I took some comfort this morning, however, when I received the newsletter of the NZ based ‘Take My Hands’ Charity Trust.
Janette Searle writes in the newsletter how combined efforts have contributed to helping the NRH since I first made contact with TMH and participated in a MOU between the MOHMS (NRH) and TMH.
I take comfort, also, how Janette has noticed from my letters to the local media, some of which I copy to her when relevant, the plight of rural health services and health clinics and how such information could have contributed to NZ donors helping TMH with donated equipment and supplies.
This is Janette’s story quoted from the TMH newsletter I have mentioned.
“Take My Hands
“A couple of days ago, two shipping containers full of much-needed hospital beds and medical supplies were unloaded at Honiara wharf in the Solomon Islands and delivered to the National Referral Hospital, care of our partner charity Take My Hands. Those are the second and third containers to land there, and they’re already being put to good use. Their resourceful leader Janette Searle shares the story below.

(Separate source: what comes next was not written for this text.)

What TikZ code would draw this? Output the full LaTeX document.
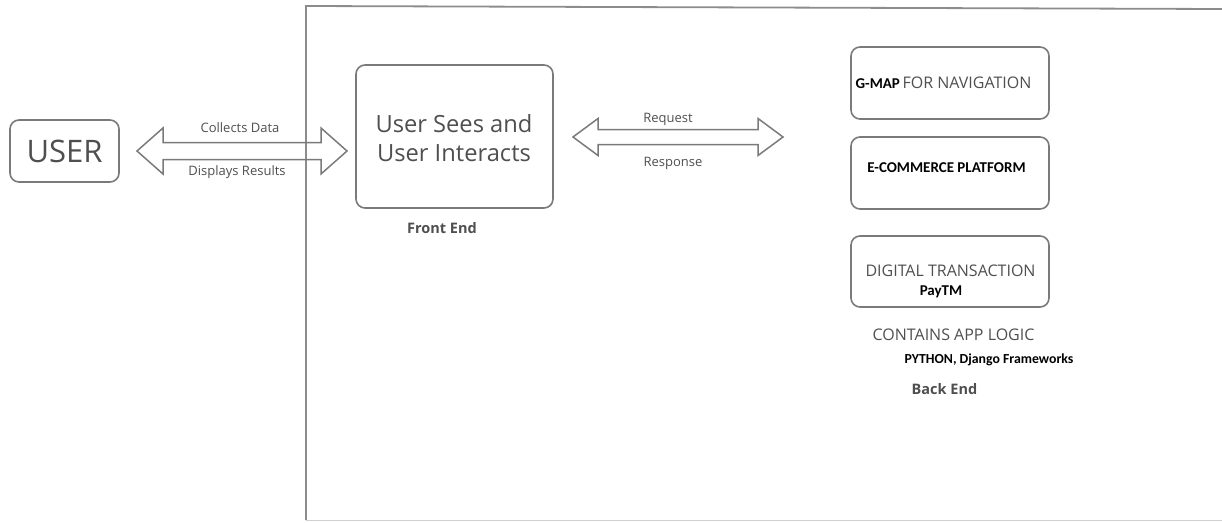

“What do you get when you take a failed artist turned enthusiastic project manager in Auckland, an ex-police commissioner sitting in Thailand, some inspired health professionals with equipment to spare across NZ, three government leaders in Honiara, and a group of smart business-people with spare capacity in their transport system? You get a pretty stunning picture of collaboration that will see over 50,000kg of medical equipment and supplies get to those in need in the Solomon Islands this year (2016/17)
“Those supplies likely would have ended up in landfill, or sat in supply-chain-limbo like so much in the industry does for years and years until it goes to waste. But instead, they’re going to be put to good use in local hospitals where resources are in short supply.
“So, why the Solomon Islands?
“When I sit in the comfort of my lounge room drinking tea thinking of the pacific islands, I picture sunshine, beaches, tan lines and great surf breaks. And I’m not wrong – they are all of that in vast abundance. However, heading out into the communities, you experience beautiful smiling faces that exist despite a dire need for some of the basic necessities of life.
“In the Isabel Province in the Solomon Islands, 7000 people have no access to health services and some have to use a canoe to travel by sea for 200 miles to reach a medical clinic. Doctors in one rural health clinic have no electricity and have to resort to using kerosene lamps while performing emergency surgery, another has had no toilet facilities since 2013, and for others the lack of equipment means that people are going without, becoming sicker or in some cases dying. And that’s just one brush stroke of an incredibly large and common picture seen in the Pacific.
“So we’re incredibly proud to have sent around 20,000kg so far, made up of hospital beds, eye-glasses, moon boots and crutches, wheelchairs, examination tables, surgical gowns, gloves and masks. Just this week, two more containers arrived at the National Referral Hospital. From there it will be distributed both through the wards and out to some of the health clinics. And this is just the start! There’s 30,000kg to come.”
Since Janette wrote that article a new 20 foot container full of medical supplies and equipment arrived in Honiara last week for the NRH.
Particular thanks are also due to Lions Clubs (NZ) for the 3000 pairs of eye glasses donated, at my request, to the Honiara National Referral Eye Centre.